→ **Extracted information**:
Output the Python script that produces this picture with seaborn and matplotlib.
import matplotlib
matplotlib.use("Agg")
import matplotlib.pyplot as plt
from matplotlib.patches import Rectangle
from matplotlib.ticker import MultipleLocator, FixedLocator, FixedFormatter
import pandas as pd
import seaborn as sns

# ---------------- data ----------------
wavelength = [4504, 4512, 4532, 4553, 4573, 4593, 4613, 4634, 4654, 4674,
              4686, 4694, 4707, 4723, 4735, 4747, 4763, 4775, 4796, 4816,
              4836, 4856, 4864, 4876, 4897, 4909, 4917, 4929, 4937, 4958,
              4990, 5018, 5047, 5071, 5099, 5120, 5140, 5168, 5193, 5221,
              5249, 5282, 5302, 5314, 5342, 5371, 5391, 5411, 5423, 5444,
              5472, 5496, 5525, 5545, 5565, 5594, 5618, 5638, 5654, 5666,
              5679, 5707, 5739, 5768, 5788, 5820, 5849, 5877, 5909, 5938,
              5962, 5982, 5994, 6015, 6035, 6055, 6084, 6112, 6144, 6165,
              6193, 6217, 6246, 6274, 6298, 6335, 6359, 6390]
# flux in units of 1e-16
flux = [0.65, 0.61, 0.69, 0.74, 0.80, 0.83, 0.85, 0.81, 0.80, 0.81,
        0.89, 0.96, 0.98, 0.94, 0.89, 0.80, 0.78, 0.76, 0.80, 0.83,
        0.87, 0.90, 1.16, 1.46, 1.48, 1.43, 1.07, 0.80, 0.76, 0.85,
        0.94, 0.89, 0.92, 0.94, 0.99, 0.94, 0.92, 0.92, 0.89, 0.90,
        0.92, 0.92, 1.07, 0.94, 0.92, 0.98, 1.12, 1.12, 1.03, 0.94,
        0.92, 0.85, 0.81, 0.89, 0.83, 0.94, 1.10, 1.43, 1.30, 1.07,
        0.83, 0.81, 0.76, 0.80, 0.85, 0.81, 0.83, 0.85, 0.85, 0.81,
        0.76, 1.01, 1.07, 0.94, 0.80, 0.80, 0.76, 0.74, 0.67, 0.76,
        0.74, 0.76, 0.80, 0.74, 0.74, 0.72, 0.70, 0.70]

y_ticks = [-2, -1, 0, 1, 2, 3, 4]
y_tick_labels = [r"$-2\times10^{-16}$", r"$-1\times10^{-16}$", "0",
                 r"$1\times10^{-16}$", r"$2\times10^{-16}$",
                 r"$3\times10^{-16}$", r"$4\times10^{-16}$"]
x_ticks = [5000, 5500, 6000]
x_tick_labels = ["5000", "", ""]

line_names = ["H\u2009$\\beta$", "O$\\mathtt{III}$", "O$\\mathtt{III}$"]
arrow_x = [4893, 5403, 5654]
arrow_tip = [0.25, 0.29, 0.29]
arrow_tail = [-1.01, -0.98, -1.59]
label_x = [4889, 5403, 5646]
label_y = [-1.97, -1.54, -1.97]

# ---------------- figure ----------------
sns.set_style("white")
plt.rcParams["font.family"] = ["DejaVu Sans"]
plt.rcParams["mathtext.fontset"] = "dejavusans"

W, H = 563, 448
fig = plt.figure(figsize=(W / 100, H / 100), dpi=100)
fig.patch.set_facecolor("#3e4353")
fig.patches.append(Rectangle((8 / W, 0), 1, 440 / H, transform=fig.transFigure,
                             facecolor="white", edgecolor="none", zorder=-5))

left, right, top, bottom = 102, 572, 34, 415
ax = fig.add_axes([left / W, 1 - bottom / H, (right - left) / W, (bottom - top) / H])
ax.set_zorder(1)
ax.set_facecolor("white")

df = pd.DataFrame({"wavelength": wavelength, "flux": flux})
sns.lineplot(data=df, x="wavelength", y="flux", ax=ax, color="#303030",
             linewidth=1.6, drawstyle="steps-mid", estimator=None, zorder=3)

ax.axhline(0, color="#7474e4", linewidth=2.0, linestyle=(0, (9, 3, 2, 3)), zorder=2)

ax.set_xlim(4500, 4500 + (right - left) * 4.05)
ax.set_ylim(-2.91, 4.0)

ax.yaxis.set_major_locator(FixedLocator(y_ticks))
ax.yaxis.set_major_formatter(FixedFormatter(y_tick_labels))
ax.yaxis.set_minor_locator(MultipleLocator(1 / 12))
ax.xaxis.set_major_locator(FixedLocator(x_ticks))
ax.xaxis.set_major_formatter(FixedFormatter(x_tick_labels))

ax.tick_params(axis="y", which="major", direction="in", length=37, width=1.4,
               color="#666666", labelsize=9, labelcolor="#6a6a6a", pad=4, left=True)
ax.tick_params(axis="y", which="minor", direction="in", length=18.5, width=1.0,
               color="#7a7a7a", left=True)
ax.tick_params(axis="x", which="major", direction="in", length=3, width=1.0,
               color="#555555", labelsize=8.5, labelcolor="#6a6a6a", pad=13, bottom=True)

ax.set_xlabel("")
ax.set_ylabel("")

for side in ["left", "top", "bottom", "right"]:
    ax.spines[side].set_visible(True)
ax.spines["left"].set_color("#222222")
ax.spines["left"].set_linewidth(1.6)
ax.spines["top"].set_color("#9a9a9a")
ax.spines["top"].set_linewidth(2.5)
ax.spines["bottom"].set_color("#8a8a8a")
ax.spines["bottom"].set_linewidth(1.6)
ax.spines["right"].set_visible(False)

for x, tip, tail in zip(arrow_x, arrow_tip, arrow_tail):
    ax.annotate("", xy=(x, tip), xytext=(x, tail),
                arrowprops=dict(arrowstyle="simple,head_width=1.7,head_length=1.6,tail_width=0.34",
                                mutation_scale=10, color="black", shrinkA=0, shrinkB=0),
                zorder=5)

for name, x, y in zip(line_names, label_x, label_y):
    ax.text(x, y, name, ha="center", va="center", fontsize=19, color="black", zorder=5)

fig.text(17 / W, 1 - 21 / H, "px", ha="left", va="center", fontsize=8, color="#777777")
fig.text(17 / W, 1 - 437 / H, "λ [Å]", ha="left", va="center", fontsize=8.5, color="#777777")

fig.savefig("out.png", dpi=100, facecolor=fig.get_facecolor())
---
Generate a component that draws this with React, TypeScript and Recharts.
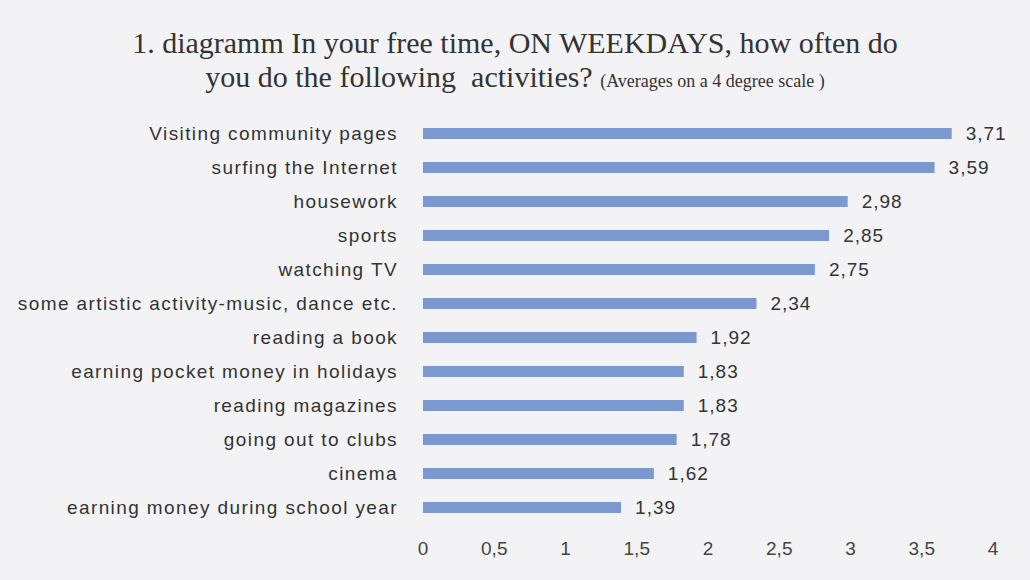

→ **What the task asks**: Scan the material above for the word "seaborn". Copy each line where it occurs.

→ **Reply to the task**:
Output the Python script that produces this picture with seaborn and matplotlib.
import seaborn as sns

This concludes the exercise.